# WHAT IS REQUIRED:
Each of the entries should be retyped precisely as it appears.
>>>>
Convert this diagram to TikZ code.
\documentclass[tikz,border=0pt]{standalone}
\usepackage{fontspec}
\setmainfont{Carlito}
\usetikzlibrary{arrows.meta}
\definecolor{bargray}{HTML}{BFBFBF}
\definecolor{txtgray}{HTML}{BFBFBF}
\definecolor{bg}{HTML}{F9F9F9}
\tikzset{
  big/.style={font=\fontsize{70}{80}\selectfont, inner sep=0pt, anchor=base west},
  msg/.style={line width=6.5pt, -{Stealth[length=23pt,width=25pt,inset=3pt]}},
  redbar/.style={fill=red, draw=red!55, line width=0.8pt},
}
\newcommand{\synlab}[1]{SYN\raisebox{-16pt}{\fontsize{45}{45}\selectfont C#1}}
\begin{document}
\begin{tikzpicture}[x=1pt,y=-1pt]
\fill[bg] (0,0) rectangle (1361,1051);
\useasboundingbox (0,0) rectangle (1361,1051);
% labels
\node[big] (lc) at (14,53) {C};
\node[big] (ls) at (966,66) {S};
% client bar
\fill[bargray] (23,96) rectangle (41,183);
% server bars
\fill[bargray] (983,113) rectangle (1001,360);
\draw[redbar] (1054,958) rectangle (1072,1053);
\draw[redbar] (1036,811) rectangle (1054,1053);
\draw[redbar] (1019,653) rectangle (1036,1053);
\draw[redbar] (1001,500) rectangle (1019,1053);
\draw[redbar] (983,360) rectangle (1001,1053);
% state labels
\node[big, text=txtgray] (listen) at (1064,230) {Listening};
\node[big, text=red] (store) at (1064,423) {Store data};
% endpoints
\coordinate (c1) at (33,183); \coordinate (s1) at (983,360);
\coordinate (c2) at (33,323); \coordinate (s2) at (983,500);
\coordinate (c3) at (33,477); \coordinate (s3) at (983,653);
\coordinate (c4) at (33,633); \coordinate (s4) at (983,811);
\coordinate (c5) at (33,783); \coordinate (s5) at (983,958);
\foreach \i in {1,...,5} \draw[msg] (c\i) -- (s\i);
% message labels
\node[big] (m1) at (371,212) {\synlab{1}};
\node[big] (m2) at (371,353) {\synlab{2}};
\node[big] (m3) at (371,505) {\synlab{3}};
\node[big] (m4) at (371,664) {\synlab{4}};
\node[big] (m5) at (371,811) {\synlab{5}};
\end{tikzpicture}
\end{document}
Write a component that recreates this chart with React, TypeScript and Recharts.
<<<<
# OUTPUT FOR THIS EXERCISE:
Convert this diagram to TikZ code.
\documentclass[tikz,border=0pt]{standalone}
\usepackage{fontspec}
\setmainfont{Carlito}
\usetikzlibrary{arrows.meta}
\definecolor{bargray}{HTML}{BFBFBF}
\definecolor{txtgray}{HTML}{BFBFBF}
\definecolor{bg}{HTML}{F9F9F9}
\tikzset{
  big/.style={font=\fontsize{70}{80}\selectfont, inner sep=0pt, anchor=base west},
  msg/.style={line width=6.5pt, -{Stealth[length=23pt,width=25pt,inset=3pt]}},
  redbar/.style={fill=red, draw=red!55, line width=0.8pt},
}
\newcommand{\synlab}[1]{SYN\raisebox{-16pt}{\fontsize{45}{45}\selectfont C#1}}
\begin{document}
\begin{tikzpicture}[x=1pt,y=-1pt]
\fill[bg] (0,0) rectangle (1361,1051);
\useasboundingbox (0,0) rectangle (1361,1051);
% labels
\node[big] (lc) at (14,53) {C};
\node[big] (ls) at (966,66) {S};
% client bar
\fill[bargray] (23,96) rectangle (41,183);
% server bars
\fill[bargray] (983,113) rectangle (1001,360);
\draw[redbar] (1054,958) rectangle (1072,1053);
\draw[redbar] (1036,811) rectangle (1054,1053);
\draw[redbar] (1019,653) rectangle (1036,1053);
\draw[redbar] (1001,500) rectangle (1019,1053);
\draw[redbar] (983,360) rectangle (1001,1053);
% state labels
\node[big, text=txtgray] (listen) at (1064,230) {Listening};
\node[big, text=red] (store) at (1064,423) {Store data};
% endpoints
\coordinate (c1) at (33,183); \coordinate (s1) at (983,360);
\coordinate (c2) at (33,323); \coordinate (s2) at (983,500);
\coordinate (c3) at (33,477); \coordinate (s3) at (983,653);
\coordinate (c4) at (33,633); \coordinate (s4) at (983,811);
\coordinate (c5) at (33,783); \coordinate (s5) at (983,958);
\foreach \i in {1,...,5} \draw[msg] (c\i) -- (s\i);
% message labels
\node[big] (m1) at (371,212) {\synlab{1}};
\node[big] (m2) at (371,353) {\synlab{2}};
\node[big] (m3) at (371,505) {\synlab{3}};
\node[big] (m4) at (371,664) {\synlab{4}};
\node[big] (m5) at (371,811) {\synlab{5}};
\end{tikzpicture}
\end{document}
Write a component that recreates this chart with React, TypeScript and Recharts.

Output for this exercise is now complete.